> [Problem statement] Give every line back verbatim, dropping all images.

★ ★ ★ ★ ★

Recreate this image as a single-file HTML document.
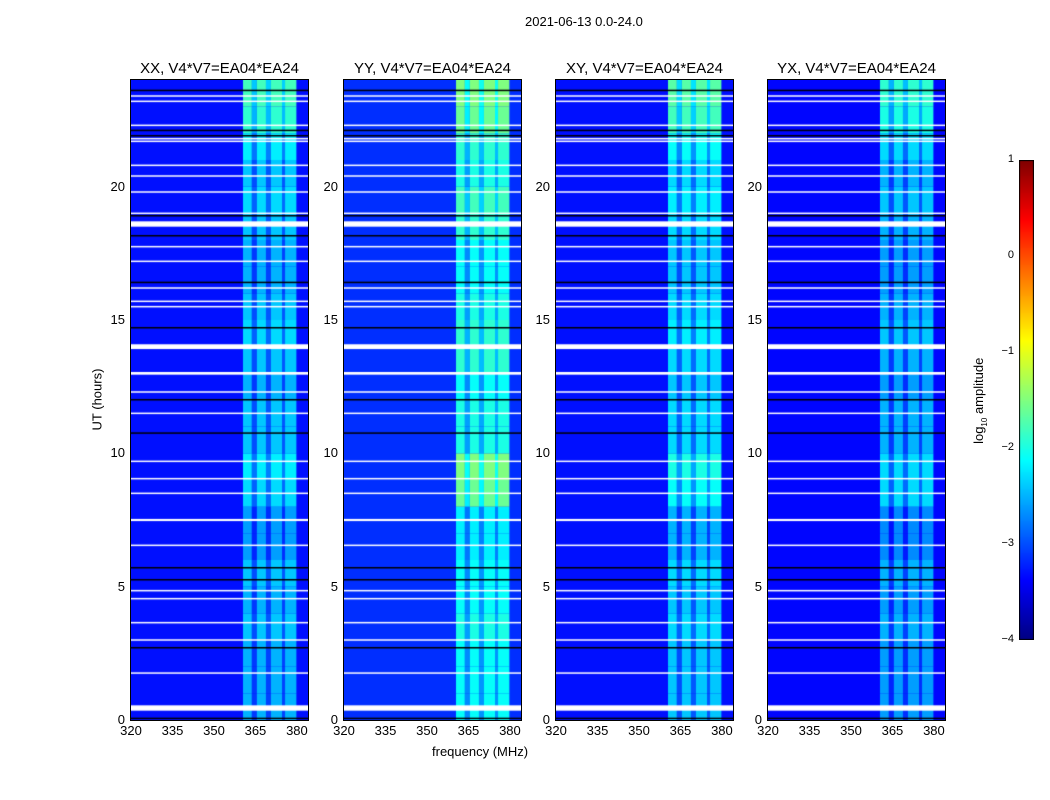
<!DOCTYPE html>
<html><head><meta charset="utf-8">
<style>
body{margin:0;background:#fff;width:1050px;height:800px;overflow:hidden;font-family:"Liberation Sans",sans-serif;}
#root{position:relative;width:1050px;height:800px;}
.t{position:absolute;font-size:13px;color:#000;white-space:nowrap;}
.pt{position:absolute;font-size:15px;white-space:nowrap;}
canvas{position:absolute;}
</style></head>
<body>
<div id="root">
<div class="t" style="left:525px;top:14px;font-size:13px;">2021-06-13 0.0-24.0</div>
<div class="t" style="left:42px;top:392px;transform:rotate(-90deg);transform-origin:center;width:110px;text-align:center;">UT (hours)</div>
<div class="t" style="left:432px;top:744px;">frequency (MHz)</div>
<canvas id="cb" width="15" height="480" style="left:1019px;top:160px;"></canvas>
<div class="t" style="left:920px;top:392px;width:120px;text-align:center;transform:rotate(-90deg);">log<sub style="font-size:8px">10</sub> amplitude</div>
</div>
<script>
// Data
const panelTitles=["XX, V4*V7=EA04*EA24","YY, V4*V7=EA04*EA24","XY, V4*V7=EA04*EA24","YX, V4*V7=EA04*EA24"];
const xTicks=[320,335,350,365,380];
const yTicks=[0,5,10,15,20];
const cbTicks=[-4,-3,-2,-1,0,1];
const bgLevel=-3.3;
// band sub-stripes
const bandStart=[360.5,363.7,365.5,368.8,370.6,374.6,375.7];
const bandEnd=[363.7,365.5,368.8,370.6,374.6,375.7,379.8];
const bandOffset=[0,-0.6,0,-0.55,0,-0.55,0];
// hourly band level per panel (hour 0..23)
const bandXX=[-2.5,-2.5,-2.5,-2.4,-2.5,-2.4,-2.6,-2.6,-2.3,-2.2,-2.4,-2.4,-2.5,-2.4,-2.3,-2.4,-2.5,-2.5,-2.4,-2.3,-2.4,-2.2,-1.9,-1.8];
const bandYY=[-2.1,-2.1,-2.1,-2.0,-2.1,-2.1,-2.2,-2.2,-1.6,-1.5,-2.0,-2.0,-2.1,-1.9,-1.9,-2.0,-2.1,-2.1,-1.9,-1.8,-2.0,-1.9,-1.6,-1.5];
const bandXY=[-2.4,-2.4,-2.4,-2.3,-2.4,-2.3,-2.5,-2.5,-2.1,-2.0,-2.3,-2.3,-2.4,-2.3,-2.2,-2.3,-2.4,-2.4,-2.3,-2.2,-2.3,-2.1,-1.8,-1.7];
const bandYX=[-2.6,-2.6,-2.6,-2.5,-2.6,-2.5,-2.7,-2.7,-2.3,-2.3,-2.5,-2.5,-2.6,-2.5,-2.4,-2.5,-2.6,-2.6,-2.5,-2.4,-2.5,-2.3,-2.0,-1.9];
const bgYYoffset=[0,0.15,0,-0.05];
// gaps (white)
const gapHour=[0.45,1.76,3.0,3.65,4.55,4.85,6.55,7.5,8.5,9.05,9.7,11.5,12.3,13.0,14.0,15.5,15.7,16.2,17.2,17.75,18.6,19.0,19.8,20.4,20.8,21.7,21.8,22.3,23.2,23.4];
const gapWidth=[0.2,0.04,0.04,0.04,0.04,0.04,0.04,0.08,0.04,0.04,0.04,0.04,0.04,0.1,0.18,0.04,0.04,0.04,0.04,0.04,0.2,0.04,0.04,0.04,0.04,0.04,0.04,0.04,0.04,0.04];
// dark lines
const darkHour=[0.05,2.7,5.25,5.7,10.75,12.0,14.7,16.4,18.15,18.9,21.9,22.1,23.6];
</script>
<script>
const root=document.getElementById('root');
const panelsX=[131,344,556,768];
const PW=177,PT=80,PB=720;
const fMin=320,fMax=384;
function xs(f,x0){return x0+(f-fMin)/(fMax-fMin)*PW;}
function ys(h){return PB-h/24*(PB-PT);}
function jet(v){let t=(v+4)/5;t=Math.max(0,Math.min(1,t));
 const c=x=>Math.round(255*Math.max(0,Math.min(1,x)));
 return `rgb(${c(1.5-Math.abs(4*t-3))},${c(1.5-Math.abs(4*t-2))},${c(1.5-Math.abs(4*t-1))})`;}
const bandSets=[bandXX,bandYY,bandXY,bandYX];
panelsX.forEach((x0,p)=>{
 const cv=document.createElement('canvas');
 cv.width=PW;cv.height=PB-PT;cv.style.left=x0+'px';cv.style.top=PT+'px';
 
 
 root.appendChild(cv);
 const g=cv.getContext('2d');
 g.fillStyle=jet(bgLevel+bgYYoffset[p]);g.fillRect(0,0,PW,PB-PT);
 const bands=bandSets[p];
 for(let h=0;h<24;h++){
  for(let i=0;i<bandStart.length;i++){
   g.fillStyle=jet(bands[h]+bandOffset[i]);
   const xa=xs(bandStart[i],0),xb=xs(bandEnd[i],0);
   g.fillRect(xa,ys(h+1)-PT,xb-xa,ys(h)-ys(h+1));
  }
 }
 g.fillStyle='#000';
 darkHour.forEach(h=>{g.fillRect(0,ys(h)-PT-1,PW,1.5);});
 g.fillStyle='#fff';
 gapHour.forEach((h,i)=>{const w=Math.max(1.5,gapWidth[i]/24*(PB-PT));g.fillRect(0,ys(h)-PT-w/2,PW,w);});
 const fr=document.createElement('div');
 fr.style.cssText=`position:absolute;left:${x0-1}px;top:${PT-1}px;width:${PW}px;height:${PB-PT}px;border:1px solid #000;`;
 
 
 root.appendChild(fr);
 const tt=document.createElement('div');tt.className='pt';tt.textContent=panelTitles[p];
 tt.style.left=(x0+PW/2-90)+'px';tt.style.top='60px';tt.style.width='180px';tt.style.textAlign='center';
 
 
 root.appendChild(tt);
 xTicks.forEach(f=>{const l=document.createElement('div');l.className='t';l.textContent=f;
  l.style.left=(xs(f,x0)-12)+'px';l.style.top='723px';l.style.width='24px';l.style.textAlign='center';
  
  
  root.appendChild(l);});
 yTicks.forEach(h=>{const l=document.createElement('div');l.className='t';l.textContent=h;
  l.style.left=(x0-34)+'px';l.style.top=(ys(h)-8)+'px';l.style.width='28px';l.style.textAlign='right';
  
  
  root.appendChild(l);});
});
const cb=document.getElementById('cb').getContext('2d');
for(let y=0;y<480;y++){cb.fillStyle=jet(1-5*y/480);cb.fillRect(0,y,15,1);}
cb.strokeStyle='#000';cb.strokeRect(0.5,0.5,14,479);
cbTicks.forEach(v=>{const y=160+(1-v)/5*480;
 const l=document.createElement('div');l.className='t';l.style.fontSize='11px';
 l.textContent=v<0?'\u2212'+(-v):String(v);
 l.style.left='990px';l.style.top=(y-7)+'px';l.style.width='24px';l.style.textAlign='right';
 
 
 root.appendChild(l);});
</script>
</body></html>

★ ★ ★ ★ ★

> [Answer for this exercise]
Recreate this image as a single-file HTML document.
<!DOCTYPE html>
<html><head><meta charset="utf-8">
<style>
body{margin:0;background:#fff;width:1050px;height:800px;overflow:hidden;font-family:"Liberation Sans",sans-serif;}
#root{position:relative;width:1050px;height:800px;}
.t{position:absolute;font-size:13px;color:#000;white-space:nowrap;}
.pt{position:absolute;font-size:15px;white-space:nowrap;}
canvas{position:absolute;}
</style></head>
<body>
<div id="root">
<div class="t" style="left:525px;top:14px;font-size:13px;">2021-06-13 0.0-24.0</div>
<div class="t" style="left:42px;top:392px;transform:rotate(-90deg);transform-origin:center;width:110px;text-align:center;">UT (hours)</div>
<div class="t" style="left:432px;top:744px;">frequency (MHz)</div>
<canvas id="cb" width="15" height="480" style="left:1019px;top:160px;"></canvas>
<div class="t" style="left:920px;top:392px;width:120px;text-align:center;transform:rotate(-90deg);">log<sub style="font-size:8px">10</sub> amplitude</div>
</div>
<script>
// Data
const panelTitles=["XX, V4*V7=EA04*EA24","YY, V4*V7=EA04*EA24","XY, V4*V7=EA04*EA24","YX, V4*V7=EA04*EA24"];
const xTicks=[320,335,350,365,380];
const yTicks=[0,5,10,15,20];
const cbTicks=[-4,-3,-2,-1,0,1];
const bgLevel=-3.3;
// band sub-stripes
const bandStart=[360.5,363.7,365.5,368.8,370.6,374.6,375.7];
const bandEnd=[363.7,365.5,368.8,370.6,374.6,375.7,379.8];
const bandOffset=[0,-0.6,0,-0.55,0,-0.55,0];
// hourly band level per panel (hour 0..23)
const bandXX=[-2.5,-2.5,-2.5,-2.4,-2.5,-2.4,-2.6,-2.6,-2.3,-2.2,-2.4,-2.4,-2.5,-2.4,-2.3,-2.4,-2.5,-2.5,-2.4,-2.3,-2.4,-2.2,-1.9,-1.8];
const bandYY=[-2.1,-2.1,-2.1,-2.0,-2.1,-2.1,-2.2,-2.2,-1.6,-1.5,-2.0,-2.0,-2.1,-1.9,-1.9,-2.0,-2.1,-2.1,-1.9,-1.8,-2.0,-1.9,-1.6,-1.5];
const bandXY=[-2.4,-2.4,-2.4,-2.3,-2.4,-2.3,-2.5,-2.5,-2.1,-2.0,-2.3,-2.3,-2.4,-2.3,-2.2,-2.3,-2.4,-2.4,-2.3,-2.2,-2.3,-2.1,-1.8,-1.7];
const bandYX=[-2.6,-2.6,-2.6,-2.5,-2.6,-2.5,-2.7,-2.7,-2.3,-2.3,-2.5,-2.5,-2.6,-2.5,-2.4,-2.5,-2.6,-2.6,-2.5,-2.4,-2.5,-2.3,-2.0,-1.9];
const bgYYoffset=[0,0.15,0,-0.05];
// gaps (white)
const gapHour=[0.45,1.76,3.0,3.65,4.55,4.85,6.55,7.5,8.5,9.05,9.7,11.5,12.3,13.0,14.0,15.5,15.7,16.2,17.2,17.75,18.6,19.0,19.8,20.4,20.8,21.7,21.8,22.3,23.2,23.4];
const gapWidth=[0.2,0.04,0.04,0.04,0.04,0.04,0.04,0.08,0.04,0.04,0.04,0.04,0.04,0.1,0.18,0.04,0.04,0.04,0.04,0.04,0.2,0.04,0.04,0.04,0.04,0.04,0.04,0.04,0.04,0.04];
// dark lines
const darkHour=[0.05,2.7,5.25,5.7,10.75,12.0,14.7,16.4,18.15,18.9,21.9,22.1,23.6];
</script>
<script>
const root=document.getElementById('root');
const panelsX=[131,344,556,768];
const PW=177,PT=80,PB=720;
const fMin=320,fMax=384;
function xs(f,x0){return x0+(f-fMin)/(fMax-fMin)*PW;}
function ys(h){return PB-h/24*(PB-PT);}
function jet(v){let t=(v+4)/5;t=Math.max(0,Math.min(1,t));
 const c=x=>Math.round(255*Math.max(0,Math.min(1,x)));
 return `rgb(${c(1.5-Math.abs(4*t-3))},${c(1.5-Math.abs(4*t-2))},${c(1.5-Math.abs(4*t-1))})`;}
const bandSets=[bandXX,bandYY,bandXY,bandYX];
panelsX.forEach((x0,p)=>{
 const cv=document.createElement('canvas');
 cv.width=PW;cv.height=PB-PT;cv.style.left=x0+'px';cv.style.top=PT+'px';
 
 
 root.appendChild(cv);
 const g=cv.getContext('2d');
 g.fillStyle=jet(bgLevel+bgYYoffset[p]);g.fillRect(0,0,PW,PB-PT);
 const bands=bandSets[p];
 for(let h=0;h<24;h++){
  for(let i=0;i<bandStart.length;i++){
   g.fillStyle=jet(bands[h]+bandOffset[i]);
   const xa=xs(bandStart[i],0),xb=xs(bandEnd[i],0);
   g.fillRect(xa,ys(h+1)-PT,xb-xa,ys(h)-ys(h+1));
  }
 }
 g.fillStyle='#000';
 darkHour.forEach(h=>{g.fillRect(0,ys(h)-PT-1,PW,1.5);});
 g.fillStyle='#fff';
 gapHour.forEach((h,i)=>{const w=Math.max(1.5,gapWidth[i]/24*(PB-PT));g.fillRect(0,ys(h)-PT-w/2,PW,w);});
 const fr=document.createElement('div');
 fr.style.cssText=`position:absolute;left:${x0-1}px;top:${PT-1}px;width:${PW}px;height:${PB-PT}px;border:1px solid #000;`;
 
 
 root.appendChild(fr);
 const tt=document.createElement('div');tt.className='pt';tt.textContent=panelTitles[p];
 tt.style.left=(x0+PW/2-90)+'px';tt.style.top='60px';tt.style.width='180px';tt.style.textAlign='center';
 
 
 root.appendChild(tt);
 xTicks.forEach(f=>{const l=document.createElement('div');l.className='t';l.textContent=f;
  l.style.left=(xs(f,x0)-12)+'px';l.style.top='723px';l.style.width='24px';l.style.textAlign='center';
  
  
  root.appendChild(l);});
 yTicks.forEach(h=>{const l=document.createElement('div');l.className='t';l.textContent=h;
  l.style.left=(x0-34)+'px';l.style.top=(ys(h)-8)+'px';l.style.width='28px';l.style.textAlign='right';
  
  
  root.appendChild(l);});
});
const cb=document.getElementById('cb').getContext('2d');
for(let y=0;y<480;y++){cb.fillStyle=jet(1-5*y/480);cb.fillRect(0,y,15,1);}
cb.strokeStyle='#000';cb.strokeRect(0.5,0.5,14,479);
cbTicks.forEach(v=>{const y=160+(1-v)/5*480;
 const l=document.createElement('div');l.className='t';l.style.fontSize='11px';
 l.textContent=v<0?'\u2212'+(-v):String(v);
 l.style.left='990px';l.style.top=(y-7)+'px';l.style.width='24px';l.style.textAlign='right';
 
 
 root.appendChild(l);});
</script>
</body></html>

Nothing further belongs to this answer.